この遊びを存分に楽しむためには、脳内犯罪シチュエーションをその日の気分で変えることをオススメします。
おしとやかに振る舞いたいときは
「今日の私は古銭蒐集家のコレクションを狙う泥棒です」
という気分になりましょう。自然と動作が控えめになり、足音なども静かになります。


「あの上司(あるいは同僚、あるいは取引先)ブッ殺す! と言ったときは既にブッ殺してるんだぜ」
という気分のときは、ターゲットはトイレにいる最中だと仮定して、そっと忍び寄ってみましょう。
そこで更に、殺人者らしく、
「足取りには確かに殺意が秘められているんだけど、目撃者に不審を抱かれないよう、表情はあくまでにこやかに自然にキープ」
みたいな高度な演技を心がけると、遊びの味わいはいっそう深くなります。


「親友の秘密を握った卑劣な恐喝者の家に忍び込んで証拠となる写真を破り捨てるために、一度は封印した空き巣破りの技術を再び使うことを決意した元凄腕の怪盗」
「亡き父の遺した絵画や宝石を盗む美人三姉妹怪盗の長女(普段は喫茶店経営)」
「オーケストラの演奏を台無しにした無能なフルート奏者を殺して、美味しく料理した被害者の肉を客に振る舞う知的な快楽殺人者」
などなど、演じるべき役割は無数にあります。


この遊びのデメリットとしては
「……あたしってもしかしてすげー馬鹿? いや後ろにクエスチョンマークつける必要もなくすげー馬鹿!」
みたいな気持ちが時折ふつふつと胸の奥からこみ上げて来ちゃう可能性があるよねってことなんですけど、そんなものは見ないふりをしましょう。
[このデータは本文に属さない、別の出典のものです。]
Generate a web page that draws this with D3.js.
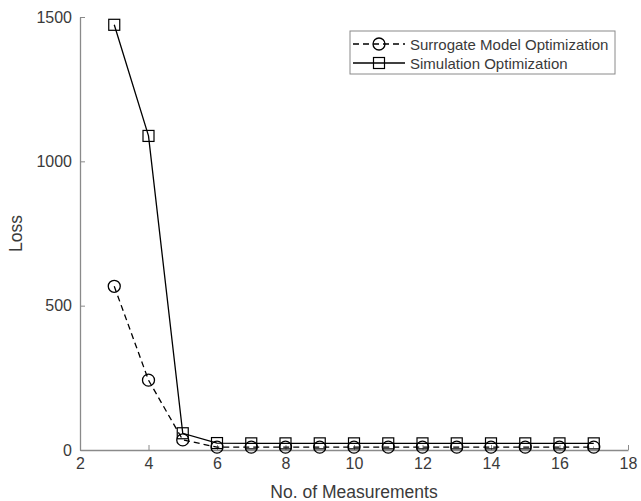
<!DOCTYPE html>
<html>
<head>
<meta charset="utf-8">
<script src="https://cdn.jsdelivr.net/npm/d3@7"></script>
<style>
  body { margin: 0; background: #fff; }
  text { font-family: "Liberation Sans", Arial, sans-serif; }
</style>
</head>
<body>
<div class="canva"></div>
<script>
const measurements = [3, 4, 5, 6, 7, 8, 9, 10, 11, 12, 13, 14, 15, 16, 17];
const surrogateLoss = [567, 242, 35, 10, 10, 10, 10, 10, 10, 10, 10, 10, 10, 10, 10];
const simulationLoss = [1473, 1088, 58, 24, 23, 23, 23, 23, 23, 23, 23, 23, 23, 23, 23];
const xTicks = [2, 4, 6, 8, 10, 12, 14, 16, 18];
const yTicks = [0, 500, 1000, 1500];
const seriesNames = ["Surrogate Model Optimization", "Simulation Optimization"];

const width = 641, height = 501;
const margin = {left: 80, right: 13, top: 17, bottom: 51};

const svg = d3.select(".canva").append("svg")
    .attr("width", width)
    .attr("height", height);

const x = d3.scaleLinear()
    .domain([2, 18])
    .range([margin.left, width - margin.right]);

const y = d3.scaleLinear()
    .domain([0, 1500])
    .range([height - margin.bottom, margin.top]);

const axisColor = "#8a8a8a";
const textColor = "#3a3a3a";

// axes (ticks point inward like matlab)
const xAxis = svg.append("g")
    .attr("transform", `translate(0,${y(0)})`)
    .call(d3.axisBottom(x).tickValues(xTicks).tickFormat(d3.format("d"))
        .tickSizeInner(-5).tickSizeOuter(0).tickPadding(8));

const yAxis = svg.append("g")
    .attr("transform", `translate(${x(2)},0)`)
    .call(d3.axisLeft(y).tickValues(yTicks).tickFormat(d3.format("d"))
        .tickSizeInner(-5).tickSizeOuter(0).tickPadding(8));

[xAxis, yAxis].forEach(g => {
    g.select(".domain").attr("stroke", axisColor).attr("stroke-width", 1.3);
    g.selectAll(".tick line").attr("stroke", axisColor);
    g.selectAll(".tick text").attr("fill", textColor).style("font-size", "16px");
});

svg.append("text")
    .attr("x", (x(2) + x(18)) / 2)
    .attr("y", 498)
    .attr("text-anchor", "middle")
    .attr("fill", textColor)
    .style("font-size", "17.5px")
    .text("No. of Measurements");

svg.append("text")
    .attr("transform", `translate(22,${(y(0) + y(1500)) / 2}) rotate(-90)`)
    .attr("text-anchor", "middle")
    .attr("fill", textColor)
    .style("font-size", "17.5px")
    .text("Loss");

const line = d3.line()
    .x(d => x(d[0]))
    .y(d => y(d[1]));

const simData = measurements.map((m, i) => [m, simulationLoss[i]]);
const surData = measurements.map((m, i) => [m, surrogateLoss[i]]);

svg.append("path")
    .datum(simData)
    .attr("d", line)
    .attr("fill", "none")
    .attr("stroke", "#000")
    .attr("stroke-width", 1.3);

svg.append("path")
    .datum(surData)
    .attr("d", line)
    .attr("fill", "none")
    .attr("stroke", "#000")
    .attr("stroke-width", 1.3)
    .attr("stroke-dasharray", "6,4");

svg.selectAll(".sq")
    .data(simData)
    .enter().append("rect")
    .attr("x", d => x(d[0]) - 5.5)
    .attr("y", d => y(d[1]) - 5.5)
    .attr("width", 11)
    .attr("height", 11)
    .attr("fill", "none")
    .attr("stroke", "#000")
    .attr("stroke-width", 1.2);

svg.selectAll(".circ")
    .data(surData)
    .enter().append("circle")
    .attr("cx", d => x(d[0]))
    .attr("cy", d => y(d[1]))
    .attr("r", 6)
    .attr("fill", "none")
    .attr("stroke", "#000")
    .attr("stroke-width", 1.3);

// legend
const legend = svg.append("g");
legend.append("rect")
    .attr("x", 350).attr("y", 31)
    .attr("width", 265).attr("height", 43)
    .attr("fill", "#fff")
    .attr("stroke", axisColor)
    .attr("stroke-width", 1);

const ly = [44, 63];
legend.append("line")
    .attr("x1", 353).attr("x2", 405).attr("y1", ly[0]).attr("y2", ly[0])
    .attr("stroke", "#000").attr("stroke-width", 1.3).attr("stroke-dasharray", "6,4");
legend.append("circle")
    .attr("cx", 379).attr("cy", ly[0]).attr("r", 6)
    .attr("fill", "none").attr("stroke", "#000").attr("stroke-width", 1.3);
legend.append("line")
    .attr("x1", 353).attr("x2", 405).attr("y1", ly[1]).attr("y2", ly[1])
    .attr("stroke", "#000").attr("stroke-width", 1.3);
legend.append("rect")
    .attr("x", 379 - 5.5).attr("y", ly[1] - 5.5).attr("width", 11).attr("height", 11)
    .attr("fill", "none").attr("stroke", "#000").attr("stroke-width", 1.2);

legend.selectAll(".lt")
    .data(seriesNames)
    .enter().append("text")
    .attr("x", 410)
    .attr("y", (d, i) => ly[i] + 5.5)
    .attr("fill", textColor)
    .style("font-size", "15px")
    .text(d => d);
</script>
</body>
</html>
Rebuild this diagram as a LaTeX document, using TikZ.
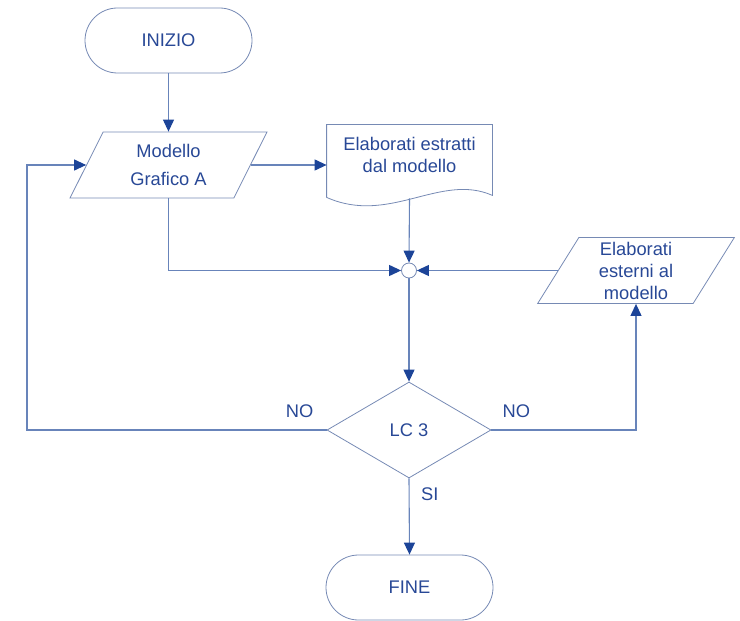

大丈夫、自己欺瞞の経験のない人間なんていません! だったらそこにさらにちょっとした欺瞞を重ねてみるくらい、なんてことないじゃありませんかー?
しかもこれでハンカチ忘れが防げるんだぜ? なんて素晴らしい、いいことづくめだ!


というわけで、みなさんにもこの「犯罪者ごっこ」の素晴らしさが、じゅうぶん判って貰えたのではないかと思います。
無味乾燥なオフィスワークの日常に突然もたらされる非日常を、たっぷり楽しんでみましょうよ!
オフィスでの「犯罪者ごっこ」を、どんどん流行らせていきましょう。




ああ、ただし、この遊びに興じている最中に、そこを同僚に見られて変人扱いされるなどという不利益が生じても、当方は一切関知いたしません。
そもそも、真に優れた犯罪者は目撃されてもさりげなく振る舞って、相手に不審を覚えさせないようにするべきですし、みだりに目撃されるべきではありませんからね。
それでは皆さん、素敵なワーキングタイムを!

*1:実際には私が愛用しているのはハンドタオルで、これはかさばるためにポケットに入れておくのに不向きなので、だから余計忘れやすいのですよ。